§ **PROBLEM**
Give the number of lines that include the word "matplotlib", nothing more.

— Start of EXTRACTED ENTRIES —

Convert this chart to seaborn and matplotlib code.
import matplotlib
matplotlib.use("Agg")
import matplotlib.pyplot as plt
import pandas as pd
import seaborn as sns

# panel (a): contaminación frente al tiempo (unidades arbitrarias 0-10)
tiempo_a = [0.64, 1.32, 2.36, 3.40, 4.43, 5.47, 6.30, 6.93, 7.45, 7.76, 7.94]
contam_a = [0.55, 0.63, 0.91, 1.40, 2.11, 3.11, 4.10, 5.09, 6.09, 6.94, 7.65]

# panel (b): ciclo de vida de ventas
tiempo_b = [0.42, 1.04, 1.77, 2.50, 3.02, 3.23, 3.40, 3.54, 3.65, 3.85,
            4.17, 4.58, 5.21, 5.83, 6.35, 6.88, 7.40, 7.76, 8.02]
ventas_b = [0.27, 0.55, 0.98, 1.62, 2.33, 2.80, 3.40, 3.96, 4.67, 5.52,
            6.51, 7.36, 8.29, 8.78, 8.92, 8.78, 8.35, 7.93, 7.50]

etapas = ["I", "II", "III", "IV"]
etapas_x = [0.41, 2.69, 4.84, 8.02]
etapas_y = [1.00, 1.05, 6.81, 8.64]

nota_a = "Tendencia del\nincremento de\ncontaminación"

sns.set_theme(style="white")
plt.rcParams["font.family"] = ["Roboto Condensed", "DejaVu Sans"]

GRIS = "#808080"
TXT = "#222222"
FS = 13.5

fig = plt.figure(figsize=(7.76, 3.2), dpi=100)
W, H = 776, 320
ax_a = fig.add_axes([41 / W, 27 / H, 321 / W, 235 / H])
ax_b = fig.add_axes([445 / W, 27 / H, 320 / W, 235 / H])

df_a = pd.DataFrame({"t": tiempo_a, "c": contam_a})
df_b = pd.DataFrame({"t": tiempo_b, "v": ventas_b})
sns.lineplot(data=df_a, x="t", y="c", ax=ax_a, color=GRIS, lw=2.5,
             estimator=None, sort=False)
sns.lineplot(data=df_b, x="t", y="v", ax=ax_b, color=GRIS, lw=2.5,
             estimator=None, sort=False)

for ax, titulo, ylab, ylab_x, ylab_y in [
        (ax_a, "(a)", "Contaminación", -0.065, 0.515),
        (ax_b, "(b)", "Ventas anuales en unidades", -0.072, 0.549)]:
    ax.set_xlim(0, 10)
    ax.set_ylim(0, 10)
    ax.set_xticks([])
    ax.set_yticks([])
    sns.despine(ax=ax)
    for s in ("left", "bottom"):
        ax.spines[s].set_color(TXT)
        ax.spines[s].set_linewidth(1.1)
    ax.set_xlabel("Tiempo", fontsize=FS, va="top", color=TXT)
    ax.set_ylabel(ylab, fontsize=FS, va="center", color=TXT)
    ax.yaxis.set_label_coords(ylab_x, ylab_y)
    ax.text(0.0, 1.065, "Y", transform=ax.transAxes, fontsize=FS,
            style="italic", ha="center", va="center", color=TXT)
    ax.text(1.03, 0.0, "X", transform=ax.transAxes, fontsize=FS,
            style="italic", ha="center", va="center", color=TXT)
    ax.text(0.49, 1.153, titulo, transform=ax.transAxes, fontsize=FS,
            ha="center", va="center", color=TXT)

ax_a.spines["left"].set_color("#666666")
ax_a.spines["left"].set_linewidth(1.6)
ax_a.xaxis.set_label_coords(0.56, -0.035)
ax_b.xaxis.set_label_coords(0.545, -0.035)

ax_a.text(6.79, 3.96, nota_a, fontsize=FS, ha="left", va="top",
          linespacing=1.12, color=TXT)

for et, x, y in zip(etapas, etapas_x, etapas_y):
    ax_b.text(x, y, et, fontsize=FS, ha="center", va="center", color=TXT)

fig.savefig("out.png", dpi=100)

— End of EXTRACTED ENTRIES —
— Start of EXTRACTED ENTRIES —

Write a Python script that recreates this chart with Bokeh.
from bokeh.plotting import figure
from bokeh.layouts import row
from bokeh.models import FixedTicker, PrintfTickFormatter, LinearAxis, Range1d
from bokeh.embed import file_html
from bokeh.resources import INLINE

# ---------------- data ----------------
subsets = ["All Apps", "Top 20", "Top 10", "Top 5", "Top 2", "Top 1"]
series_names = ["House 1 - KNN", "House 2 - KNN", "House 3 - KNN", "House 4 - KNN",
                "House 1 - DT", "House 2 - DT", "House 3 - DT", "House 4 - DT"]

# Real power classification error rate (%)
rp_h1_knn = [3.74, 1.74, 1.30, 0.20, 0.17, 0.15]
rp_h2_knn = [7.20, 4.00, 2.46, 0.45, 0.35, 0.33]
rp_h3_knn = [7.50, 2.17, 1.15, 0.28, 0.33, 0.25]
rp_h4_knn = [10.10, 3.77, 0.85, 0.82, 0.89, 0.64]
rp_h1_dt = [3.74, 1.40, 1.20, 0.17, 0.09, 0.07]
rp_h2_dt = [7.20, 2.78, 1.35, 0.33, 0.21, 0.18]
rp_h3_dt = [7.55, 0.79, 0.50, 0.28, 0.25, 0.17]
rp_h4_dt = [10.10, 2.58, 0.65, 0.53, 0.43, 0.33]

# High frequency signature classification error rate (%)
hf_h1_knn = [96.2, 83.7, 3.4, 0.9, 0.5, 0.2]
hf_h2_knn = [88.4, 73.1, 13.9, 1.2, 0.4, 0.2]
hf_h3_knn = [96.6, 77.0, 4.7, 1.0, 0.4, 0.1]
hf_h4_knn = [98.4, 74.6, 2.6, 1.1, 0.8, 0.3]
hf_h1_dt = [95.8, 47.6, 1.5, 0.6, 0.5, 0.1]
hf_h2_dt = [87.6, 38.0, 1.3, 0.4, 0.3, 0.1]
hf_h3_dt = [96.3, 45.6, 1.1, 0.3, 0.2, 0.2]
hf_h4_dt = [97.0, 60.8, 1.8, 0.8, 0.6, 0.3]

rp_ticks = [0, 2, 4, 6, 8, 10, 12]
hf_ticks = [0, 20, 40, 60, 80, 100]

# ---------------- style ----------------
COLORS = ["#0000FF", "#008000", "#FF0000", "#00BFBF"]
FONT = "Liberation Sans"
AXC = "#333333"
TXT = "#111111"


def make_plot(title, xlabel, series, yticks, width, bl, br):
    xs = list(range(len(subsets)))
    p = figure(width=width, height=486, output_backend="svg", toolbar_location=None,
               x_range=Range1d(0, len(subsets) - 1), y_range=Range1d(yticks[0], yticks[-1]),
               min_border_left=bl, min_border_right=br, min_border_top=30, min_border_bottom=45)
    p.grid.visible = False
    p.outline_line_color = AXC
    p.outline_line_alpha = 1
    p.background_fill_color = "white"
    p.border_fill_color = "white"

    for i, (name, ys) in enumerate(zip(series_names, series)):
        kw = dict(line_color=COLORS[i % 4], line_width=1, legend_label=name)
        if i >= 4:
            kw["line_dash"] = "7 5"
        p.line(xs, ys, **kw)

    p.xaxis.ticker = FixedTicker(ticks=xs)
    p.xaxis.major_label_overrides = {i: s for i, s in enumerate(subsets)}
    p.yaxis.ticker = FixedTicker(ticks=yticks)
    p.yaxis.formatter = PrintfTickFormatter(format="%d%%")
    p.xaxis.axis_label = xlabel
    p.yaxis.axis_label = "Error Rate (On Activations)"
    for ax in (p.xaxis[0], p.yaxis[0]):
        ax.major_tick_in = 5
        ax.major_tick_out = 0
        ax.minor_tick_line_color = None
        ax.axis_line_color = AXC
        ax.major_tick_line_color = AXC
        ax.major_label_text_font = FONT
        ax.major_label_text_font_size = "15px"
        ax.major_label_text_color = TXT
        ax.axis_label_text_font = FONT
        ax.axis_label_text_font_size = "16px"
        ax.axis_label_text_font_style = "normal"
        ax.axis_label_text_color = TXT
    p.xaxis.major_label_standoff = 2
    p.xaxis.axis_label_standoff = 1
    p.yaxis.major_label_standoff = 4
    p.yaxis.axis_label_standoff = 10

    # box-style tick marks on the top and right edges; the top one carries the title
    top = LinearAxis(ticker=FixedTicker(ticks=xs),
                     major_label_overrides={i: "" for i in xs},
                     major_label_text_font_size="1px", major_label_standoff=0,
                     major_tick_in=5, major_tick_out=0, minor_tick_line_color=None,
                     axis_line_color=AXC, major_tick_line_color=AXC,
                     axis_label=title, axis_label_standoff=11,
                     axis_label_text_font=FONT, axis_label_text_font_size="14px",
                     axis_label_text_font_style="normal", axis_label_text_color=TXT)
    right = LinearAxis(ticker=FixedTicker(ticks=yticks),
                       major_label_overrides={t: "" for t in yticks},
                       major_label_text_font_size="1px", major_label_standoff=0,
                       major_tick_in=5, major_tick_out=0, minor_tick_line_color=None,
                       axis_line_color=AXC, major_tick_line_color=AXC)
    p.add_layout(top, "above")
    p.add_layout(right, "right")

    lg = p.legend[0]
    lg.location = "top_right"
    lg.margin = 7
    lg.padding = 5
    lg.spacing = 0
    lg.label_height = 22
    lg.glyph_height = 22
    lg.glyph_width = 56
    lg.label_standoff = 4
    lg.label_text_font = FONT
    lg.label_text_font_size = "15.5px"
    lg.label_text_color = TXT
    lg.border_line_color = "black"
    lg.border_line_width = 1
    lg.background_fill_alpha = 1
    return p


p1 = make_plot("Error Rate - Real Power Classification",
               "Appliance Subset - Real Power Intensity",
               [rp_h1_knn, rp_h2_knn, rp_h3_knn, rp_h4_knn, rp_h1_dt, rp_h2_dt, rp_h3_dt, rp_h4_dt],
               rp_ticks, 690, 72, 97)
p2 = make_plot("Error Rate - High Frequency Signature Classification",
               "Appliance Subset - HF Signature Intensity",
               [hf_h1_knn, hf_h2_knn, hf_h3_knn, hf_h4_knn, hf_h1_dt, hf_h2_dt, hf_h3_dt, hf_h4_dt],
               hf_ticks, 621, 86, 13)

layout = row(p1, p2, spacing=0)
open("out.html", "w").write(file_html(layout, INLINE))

— End of EXTRACTED ENTRIES —
— Start of EXTRACTED ENTRIES —

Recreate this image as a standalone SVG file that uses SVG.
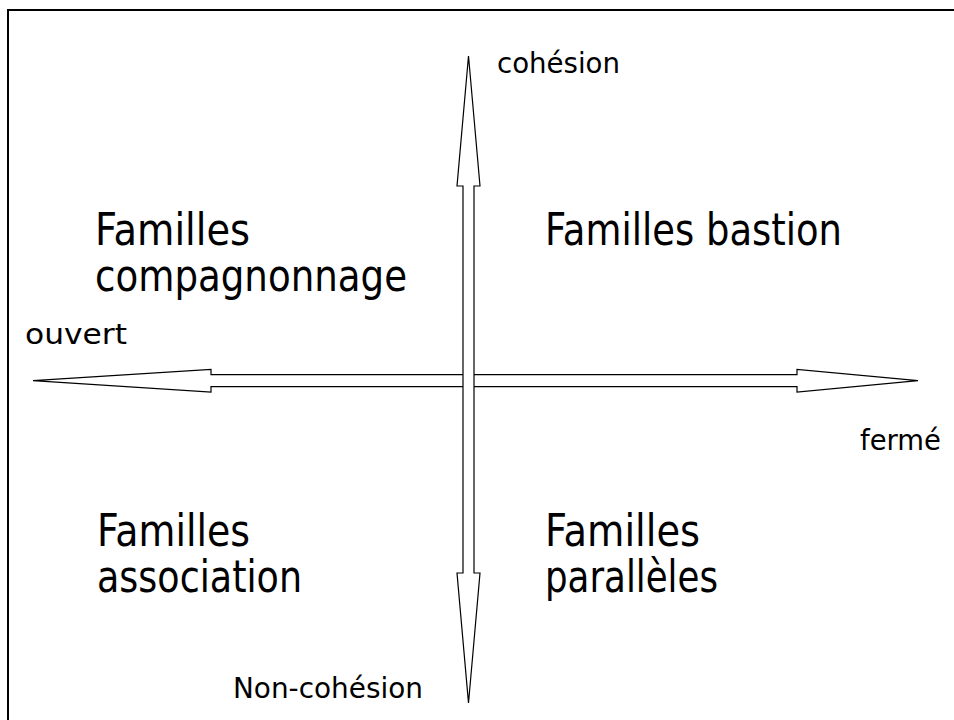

— End of EXTRACTED ENTRIES —

§ **SOLVED EXERCISE**
4